• _SET PROBLEM_
Reproduce every line of the listing as written, apart from the pictures.

• _SUPPLIED MATERIAL_
====

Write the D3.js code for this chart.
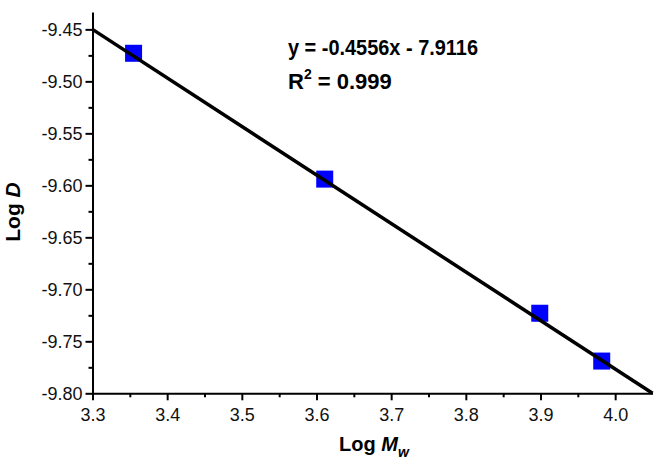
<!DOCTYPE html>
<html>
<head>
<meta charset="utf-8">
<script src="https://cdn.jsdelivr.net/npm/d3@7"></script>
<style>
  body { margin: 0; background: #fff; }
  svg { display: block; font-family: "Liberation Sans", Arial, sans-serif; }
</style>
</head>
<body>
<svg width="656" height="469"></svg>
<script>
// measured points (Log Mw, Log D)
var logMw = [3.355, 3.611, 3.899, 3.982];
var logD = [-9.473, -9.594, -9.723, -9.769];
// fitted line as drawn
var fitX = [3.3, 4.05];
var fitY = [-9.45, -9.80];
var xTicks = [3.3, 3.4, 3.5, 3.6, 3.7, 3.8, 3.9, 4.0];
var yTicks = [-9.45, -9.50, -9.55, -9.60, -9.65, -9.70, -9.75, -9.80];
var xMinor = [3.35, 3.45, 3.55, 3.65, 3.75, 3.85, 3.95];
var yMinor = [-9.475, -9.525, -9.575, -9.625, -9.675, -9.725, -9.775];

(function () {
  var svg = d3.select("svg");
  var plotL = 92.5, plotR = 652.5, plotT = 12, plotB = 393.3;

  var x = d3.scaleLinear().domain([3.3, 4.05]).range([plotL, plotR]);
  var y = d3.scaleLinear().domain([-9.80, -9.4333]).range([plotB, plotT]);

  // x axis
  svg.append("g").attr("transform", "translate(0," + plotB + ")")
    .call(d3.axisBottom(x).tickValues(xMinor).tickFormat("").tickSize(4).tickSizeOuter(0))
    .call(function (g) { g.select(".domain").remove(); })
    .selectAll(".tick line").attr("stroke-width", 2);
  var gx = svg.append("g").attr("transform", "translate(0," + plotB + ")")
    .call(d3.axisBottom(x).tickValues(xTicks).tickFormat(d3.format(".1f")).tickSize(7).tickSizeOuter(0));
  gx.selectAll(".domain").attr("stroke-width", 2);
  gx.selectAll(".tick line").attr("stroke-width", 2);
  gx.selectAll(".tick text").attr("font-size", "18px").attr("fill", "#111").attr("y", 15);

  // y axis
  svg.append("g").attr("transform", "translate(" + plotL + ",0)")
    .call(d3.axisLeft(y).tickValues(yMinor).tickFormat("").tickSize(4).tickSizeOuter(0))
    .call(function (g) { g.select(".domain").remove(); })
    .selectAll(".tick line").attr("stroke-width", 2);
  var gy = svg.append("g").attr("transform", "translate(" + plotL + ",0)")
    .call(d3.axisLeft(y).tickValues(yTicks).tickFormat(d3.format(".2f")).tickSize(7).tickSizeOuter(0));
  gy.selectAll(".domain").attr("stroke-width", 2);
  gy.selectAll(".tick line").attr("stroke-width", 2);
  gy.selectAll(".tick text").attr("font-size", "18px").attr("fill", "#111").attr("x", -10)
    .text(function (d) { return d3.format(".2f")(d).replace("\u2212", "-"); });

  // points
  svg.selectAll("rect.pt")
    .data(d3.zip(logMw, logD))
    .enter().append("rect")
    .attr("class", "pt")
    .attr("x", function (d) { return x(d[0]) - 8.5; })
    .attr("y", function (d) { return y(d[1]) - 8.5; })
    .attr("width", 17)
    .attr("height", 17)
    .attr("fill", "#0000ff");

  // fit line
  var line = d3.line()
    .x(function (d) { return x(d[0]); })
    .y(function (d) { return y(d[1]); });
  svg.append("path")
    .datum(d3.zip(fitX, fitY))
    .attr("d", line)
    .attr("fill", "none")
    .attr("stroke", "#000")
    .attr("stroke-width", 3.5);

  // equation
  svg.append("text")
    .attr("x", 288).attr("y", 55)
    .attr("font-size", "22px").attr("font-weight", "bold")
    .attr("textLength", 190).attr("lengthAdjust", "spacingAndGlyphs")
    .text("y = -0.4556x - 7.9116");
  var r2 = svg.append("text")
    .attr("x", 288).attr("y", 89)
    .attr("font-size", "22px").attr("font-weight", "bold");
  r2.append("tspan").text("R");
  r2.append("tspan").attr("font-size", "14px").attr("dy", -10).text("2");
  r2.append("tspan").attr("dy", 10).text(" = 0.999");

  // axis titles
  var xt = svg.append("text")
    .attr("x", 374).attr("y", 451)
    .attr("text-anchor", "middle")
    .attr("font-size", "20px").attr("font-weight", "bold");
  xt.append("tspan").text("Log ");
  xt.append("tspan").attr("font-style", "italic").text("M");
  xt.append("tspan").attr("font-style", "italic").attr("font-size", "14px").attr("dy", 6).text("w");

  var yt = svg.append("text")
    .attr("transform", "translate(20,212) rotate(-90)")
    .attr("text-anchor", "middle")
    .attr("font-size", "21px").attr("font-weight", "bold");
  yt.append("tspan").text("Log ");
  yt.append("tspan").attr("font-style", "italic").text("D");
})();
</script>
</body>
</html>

====

• _RESPONSE TO THIS EXERCISE_
Write the D3.js code for this chart.
<!DOCTYPE html>
<html>
<head>
<meta charset="utf-8">
<script src="https://cdn.jsdelivr.net/npm/d3@7"></script>
<style>
  body { margin: 0; background: #fff; }
  svg { display: block; font-family: "Liberation Sans", Arial, sans-serif; }
</style>
</head>
<body>
<svg width="656" height="469"></svg>
<script>
// measured points (Log Mw, Log D)
var logMw = [3.355, 3.611, 3.899, 3.982];
var logD = [-9.473, -9.594, -9.723, -9.769];
// fitted line as drawn
var fitX = [3.3, 4.05];
var fitY = [-9.45, -9.80];
var xTicks = [3.3, 3.4, 3.5, 3.6, 3.7, 3.8, 3.9, 4.0];
var yTicks = [-9.45, -9.50, -9.55, -9.60, -9.65, -9.70, -9.75, -9.80];
var xMinor = [3.35, 3.45, 3.55, 3.65, 3.75, 3.85, 3.95];
var yMinor = [-9.475, -9.525, -9.575, -9.625, -9.675, -9.725, -9.775];

(function () {
  var svg = d3.select("svg");
  var plotL = 92.5, plotR = 652.5, plotT = 12, plotB = 393.3;

  var x = d3.scaleLinear().domain([3.3, 4.05]).range([plotL, plotR]);
  var y = d3.scaleLinear().domain([-9.80, -9.4333]).range([plotB, plotT]);

  // x axis
  svg.append("g").attr("transform", "translate(0," + plotB + ")")
    .call(d3.axisBottom(x).tickValues(xMinor).tickFormat("").tickSize(4).tickSizeOuter(0))
    .call(function (g) { g.select(".domain").remove(); })
    .selectAll(".tick line").attr("stroke-width", 2);
  var gx = svg.append("g").attr("transform", "translate(0," + plotB + ")")
    .call(d3.axisBottom(x).tickValues(xTicks).tickFormat(d3.format(".1f")).tickSize(7).tickSizeOuter(0));
  gx.selectAll(".domain").attr("stroke-width", 2);
  gx.selectAll(".tick line").attr("stroke-width", 2);
  gx.selectAll(".tick text").attr("font-size", "18px").attr("fill", "#111").attr("y", 15);

  // y axis
  svg.append("g").attr("transform", "translate(" + plotL + ",0)")
    .call(d3.axisLeft(y).tickValues(yMinor).tickFormat("").tickSize(4).tickSizeOuter(0))
    .call(function (g) { g.select(".domain").remove(); })
    .selectAll(".tick line").attr("stroke-width", 2);
  var gy = svg.append("g").attr("transform", "translate(" + plotL + ",0)")
    .call(d3.axisLeft(y).tickValues(yTicks).tickFormat(d3.format(".2f")).tickSize(7).tickSizeOuter(0));
  gy.selectAll(".domain").attr("stroke-width", 2);
  gy.selectAll(".tick line").attr("stroke-width", 2);
  gy.selectAll(".tick text").attr("font-size", "18px").attr("fill", "#111").attr("x", -10)
    .text(function (d) { return d3.format(".2f")(d).replace("\u2212", "-"); });

  // points
  svg.selectAll("rect.pt")
    .data(d3.zip(logMw, logD))
    .enter().append("rect")
    .attr("class", "pt")
    .attr("x", function (d) { return x(d[0]) - 8.5; })
    .attr("y", function (d) { return y(d[1]) - 8.5; })
    .attr("width", 17)
    .attr("height", 17)
    .attr("fill", "#0000ff");

  // fit line
  var line = d3.line()
    .x(function (d) { return x(d[0]); })
    .y(function (d) { return y(d[1]); });
  svg.append("path")
    .datum(d3.zip(fitX, fitY))
    .attr("d", line)
    .attr("fill", "none")
    .attr("stroke", "#000")
    .attr("stroke-width", 3.5);

  // equation
  svg.append("text")
    .attr("x", 288).attr("y", 55)
    .attr("font-size", "22px").attr("font-weight", "bold")
    .attr("textLength", 190).attr("lengthAdjust", "spacingAndGlyphs")
    .text("y = -0.4556x - 7.9116");
  var r2 = svg.append("text")
    .attr("x", 288).attr("y", 89)
    .attr("font-size", "22px").attr("font-weight", "bold");
  r2.append("tspan").text("R");
  r2.append("tspan").attr("font-size", "14px").attr("dy", -10).text("2");
  r2.append("tspan").attr("dy", 10).text(" = 0.999");

  // axis titles
  var xt = svg.append("text")
    .attr("x", 374).attr("y", 451)
    .attr("text-anchor", "middle")
    .attr("font-size", "20px").attr("font-weight", "bold");
  xt.append("tspan").text("Log ");
  xt.append("tspan").attr("font-style", "italic").text("M");
  xt.append("tspan").attr("font-style", "italic").attr("font-size", "14px").attr("dy", 6).text("w");

  var yt = svg.append("text")
    .attr("transform", "translate(20,212) rotate(-90)")
    .attr("text-anchor", "middle")
    .attr("font-size", "21px").attr("font-weight", "bold");
  yt.append("tspan").text("Log ");
  yt.append("tspan").attr("font-style", "italic").text("D");
})();
</script>
</body>
</html>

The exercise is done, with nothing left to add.